- OBJECTIVE
Identify the lines in the data below that contain "this" and give only how many there are.

*-*-*

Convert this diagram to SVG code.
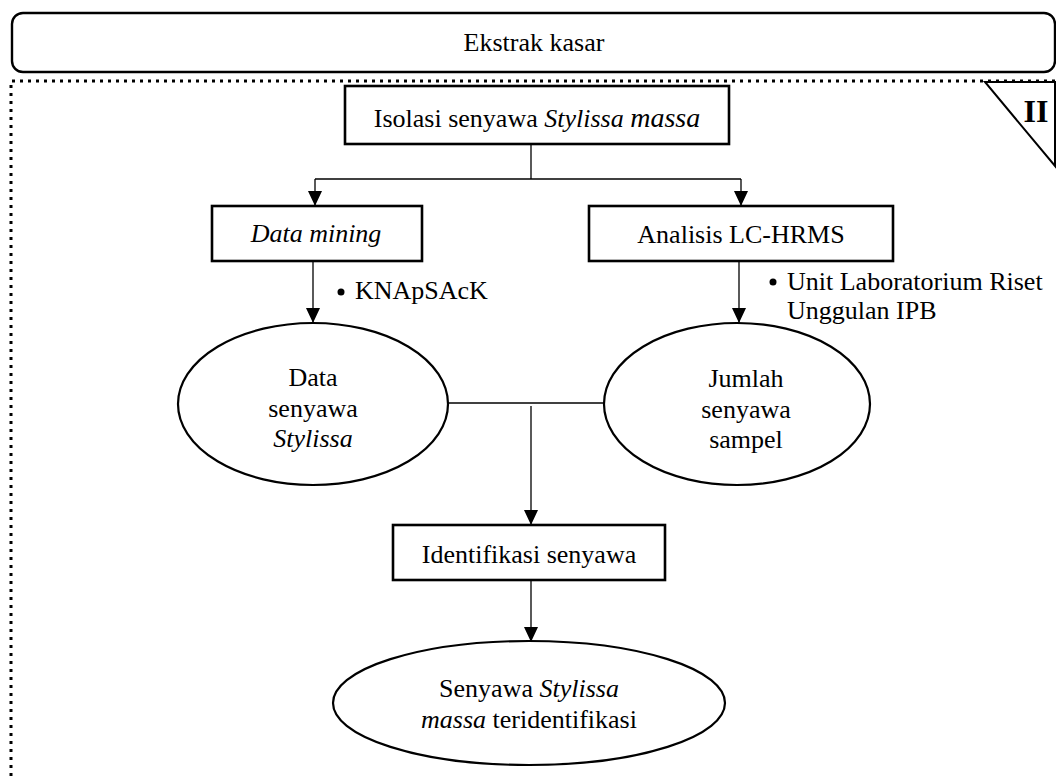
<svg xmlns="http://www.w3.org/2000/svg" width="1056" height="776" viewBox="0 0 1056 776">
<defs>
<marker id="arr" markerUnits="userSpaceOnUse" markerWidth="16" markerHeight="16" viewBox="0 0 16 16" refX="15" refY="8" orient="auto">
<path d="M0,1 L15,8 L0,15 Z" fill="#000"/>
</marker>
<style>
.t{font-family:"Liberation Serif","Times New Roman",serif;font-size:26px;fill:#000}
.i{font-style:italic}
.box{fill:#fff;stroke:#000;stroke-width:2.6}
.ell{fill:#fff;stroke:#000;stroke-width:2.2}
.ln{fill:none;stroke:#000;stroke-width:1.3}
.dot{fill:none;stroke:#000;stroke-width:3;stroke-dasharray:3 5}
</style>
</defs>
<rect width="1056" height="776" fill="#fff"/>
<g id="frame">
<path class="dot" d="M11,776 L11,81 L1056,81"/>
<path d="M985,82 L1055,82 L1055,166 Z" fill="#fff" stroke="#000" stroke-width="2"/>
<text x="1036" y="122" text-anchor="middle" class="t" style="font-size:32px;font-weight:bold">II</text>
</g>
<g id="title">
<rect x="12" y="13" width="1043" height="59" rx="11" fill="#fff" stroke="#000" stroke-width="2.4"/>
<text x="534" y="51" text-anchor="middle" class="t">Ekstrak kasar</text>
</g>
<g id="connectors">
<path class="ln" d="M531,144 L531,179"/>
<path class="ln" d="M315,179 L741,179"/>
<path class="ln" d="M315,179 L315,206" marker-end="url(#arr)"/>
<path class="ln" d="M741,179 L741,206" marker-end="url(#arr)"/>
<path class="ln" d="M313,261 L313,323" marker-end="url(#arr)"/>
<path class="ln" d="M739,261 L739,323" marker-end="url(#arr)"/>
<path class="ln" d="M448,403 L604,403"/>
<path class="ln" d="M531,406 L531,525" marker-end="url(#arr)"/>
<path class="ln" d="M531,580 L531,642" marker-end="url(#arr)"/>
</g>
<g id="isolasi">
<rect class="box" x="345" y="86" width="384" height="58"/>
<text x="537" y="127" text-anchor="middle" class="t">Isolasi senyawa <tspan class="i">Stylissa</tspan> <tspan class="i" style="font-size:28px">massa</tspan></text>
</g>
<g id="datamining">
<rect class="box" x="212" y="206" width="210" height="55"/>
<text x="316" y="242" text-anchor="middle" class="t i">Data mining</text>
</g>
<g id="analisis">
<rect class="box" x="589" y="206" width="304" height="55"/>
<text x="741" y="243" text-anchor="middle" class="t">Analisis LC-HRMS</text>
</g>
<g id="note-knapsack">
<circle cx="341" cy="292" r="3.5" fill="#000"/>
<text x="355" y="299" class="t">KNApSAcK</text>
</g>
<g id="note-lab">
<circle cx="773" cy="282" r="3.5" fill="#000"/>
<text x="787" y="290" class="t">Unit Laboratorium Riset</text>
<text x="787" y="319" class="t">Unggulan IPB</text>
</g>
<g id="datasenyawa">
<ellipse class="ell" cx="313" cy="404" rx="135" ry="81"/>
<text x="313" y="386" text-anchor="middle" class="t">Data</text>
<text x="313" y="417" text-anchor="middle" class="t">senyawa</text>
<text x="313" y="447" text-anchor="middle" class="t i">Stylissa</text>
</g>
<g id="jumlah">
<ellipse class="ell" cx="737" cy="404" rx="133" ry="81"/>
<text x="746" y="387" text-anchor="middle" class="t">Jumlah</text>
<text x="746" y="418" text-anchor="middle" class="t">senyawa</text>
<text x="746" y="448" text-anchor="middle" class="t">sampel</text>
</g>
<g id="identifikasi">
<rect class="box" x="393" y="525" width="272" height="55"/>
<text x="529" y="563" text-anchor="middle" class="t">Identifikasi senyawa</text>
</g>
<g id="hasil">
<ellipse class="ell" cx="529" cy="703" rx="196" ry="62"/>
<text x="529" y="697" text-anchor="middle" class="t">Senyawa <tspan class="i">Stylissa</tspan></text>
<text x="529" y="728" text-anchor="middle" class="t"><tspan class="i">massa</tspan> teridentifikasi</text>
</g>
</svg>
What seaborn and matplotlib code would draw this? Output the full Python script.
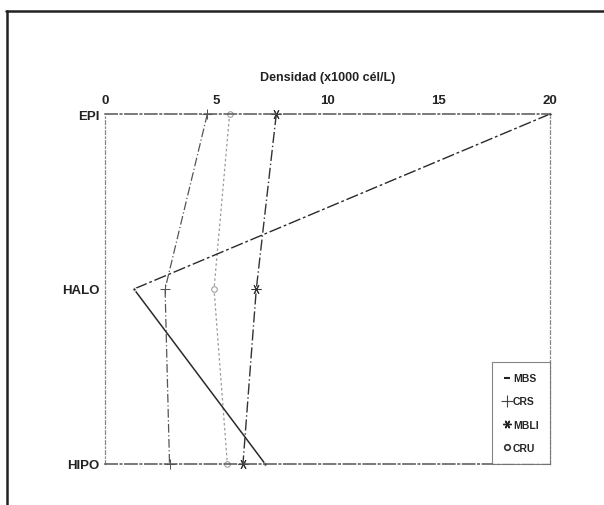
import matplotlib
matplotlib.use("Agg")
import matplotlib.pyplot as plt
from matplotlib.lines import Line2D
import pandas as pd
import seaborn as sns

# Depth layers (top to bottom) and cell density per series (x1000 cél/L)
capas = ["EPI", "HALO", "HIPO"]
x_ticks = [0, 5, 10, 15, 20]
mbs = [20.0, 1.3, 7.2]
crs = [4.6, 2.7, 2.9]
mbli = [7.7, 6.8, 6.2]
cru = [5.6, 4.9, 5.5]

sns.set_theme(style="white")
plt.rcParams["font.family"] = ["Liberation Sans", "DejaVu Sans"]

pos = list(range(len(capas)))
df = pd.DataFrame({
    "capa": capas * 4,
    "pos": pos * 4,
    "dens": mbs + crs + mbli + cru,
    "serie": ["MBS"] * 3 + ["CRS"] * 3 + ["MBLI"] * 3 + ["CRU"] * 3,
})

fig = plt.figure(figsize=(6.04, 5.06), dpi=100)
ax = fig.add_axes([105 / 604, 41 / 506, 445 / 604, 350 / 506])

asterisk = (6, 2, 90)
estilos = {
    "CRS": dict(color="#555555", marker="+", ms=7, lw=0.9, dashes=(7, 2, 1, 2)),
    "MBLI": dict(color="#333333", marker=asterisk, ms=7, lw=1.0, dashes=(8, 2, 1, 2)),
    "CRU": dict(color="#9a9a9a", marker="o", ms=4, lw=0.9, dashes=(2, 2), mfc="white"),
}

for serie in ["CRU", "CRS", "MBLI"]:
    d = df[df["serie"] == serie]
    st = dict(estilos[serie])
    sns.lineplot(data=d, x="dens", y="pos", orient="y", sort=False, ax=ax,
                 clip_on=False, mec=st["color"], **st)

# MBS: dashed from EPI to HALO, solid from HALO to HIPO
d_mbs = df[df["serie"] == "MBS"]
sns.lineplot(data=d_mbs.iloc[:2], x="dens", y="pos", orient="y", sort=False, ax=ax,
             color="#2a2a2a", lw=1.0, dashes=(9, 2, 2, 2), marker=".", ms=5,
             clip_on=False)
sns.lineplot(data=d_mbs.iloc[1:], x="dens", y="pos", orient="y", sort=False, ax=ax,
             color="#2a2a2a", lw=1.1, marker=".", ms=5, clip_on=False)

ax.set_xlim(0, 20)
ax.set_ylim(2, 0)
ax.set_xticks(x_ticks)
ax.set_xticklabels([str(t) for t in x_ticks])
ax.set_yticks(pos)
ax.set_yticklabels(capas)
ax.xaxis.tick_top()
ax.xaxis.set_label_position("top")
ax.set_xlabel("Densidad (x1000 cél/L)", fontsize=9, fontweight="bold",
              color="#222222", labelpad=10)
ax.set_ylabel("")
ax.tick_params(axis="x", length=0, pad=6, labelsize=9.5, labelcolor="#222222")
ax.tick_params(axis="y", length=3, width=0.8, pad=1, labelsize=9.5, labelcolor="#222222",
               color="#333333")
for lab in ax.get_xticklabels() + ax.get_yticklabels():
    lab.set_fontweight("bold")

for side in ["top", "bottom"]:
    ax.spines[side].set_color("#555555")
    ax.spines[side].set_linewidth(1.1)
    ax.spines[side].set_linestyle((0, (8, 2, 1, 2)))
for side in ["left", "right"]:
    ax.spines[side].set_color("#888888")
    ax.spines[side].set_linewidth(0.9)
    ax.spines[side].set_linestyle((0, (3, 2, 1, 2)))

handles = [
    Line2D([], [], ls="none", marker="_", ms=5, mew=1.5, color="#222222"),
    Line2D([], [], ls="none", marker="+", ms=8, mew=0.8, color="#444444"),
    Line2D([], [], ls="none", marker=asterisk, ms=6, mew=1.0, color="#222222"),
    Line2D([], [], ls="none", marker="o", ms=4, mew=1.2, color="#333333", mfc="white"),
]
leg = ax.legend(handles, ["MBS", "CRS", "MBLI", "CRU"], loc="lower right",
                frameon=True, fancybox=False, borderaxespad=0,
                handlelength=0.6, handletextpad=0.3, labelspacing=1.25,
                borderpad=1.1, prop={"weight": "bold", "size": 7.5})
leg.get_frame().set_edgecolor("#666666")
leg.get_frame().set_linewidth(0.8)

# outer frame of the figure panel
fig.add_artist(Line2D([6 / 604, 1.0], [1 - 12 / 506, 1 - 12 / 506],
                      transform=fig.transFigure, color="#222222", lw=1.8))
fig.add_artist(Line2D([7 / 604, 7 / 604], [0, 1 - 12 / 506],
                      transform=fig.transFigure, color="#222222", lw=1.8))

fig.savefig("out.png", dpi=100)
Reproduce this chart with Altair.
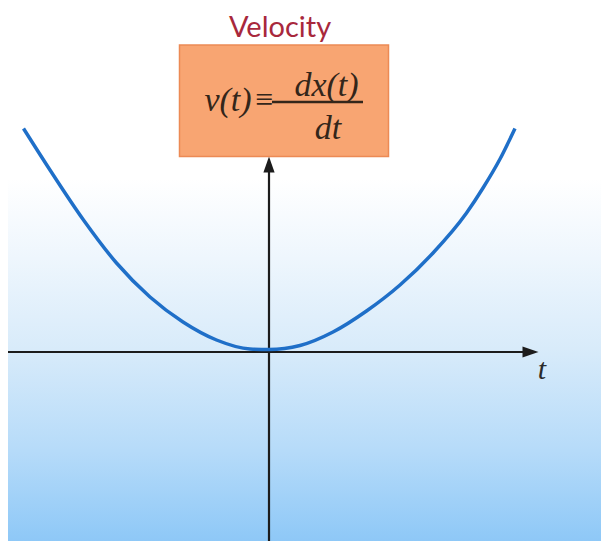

*-*-*

- REPLY TO THE TASK
3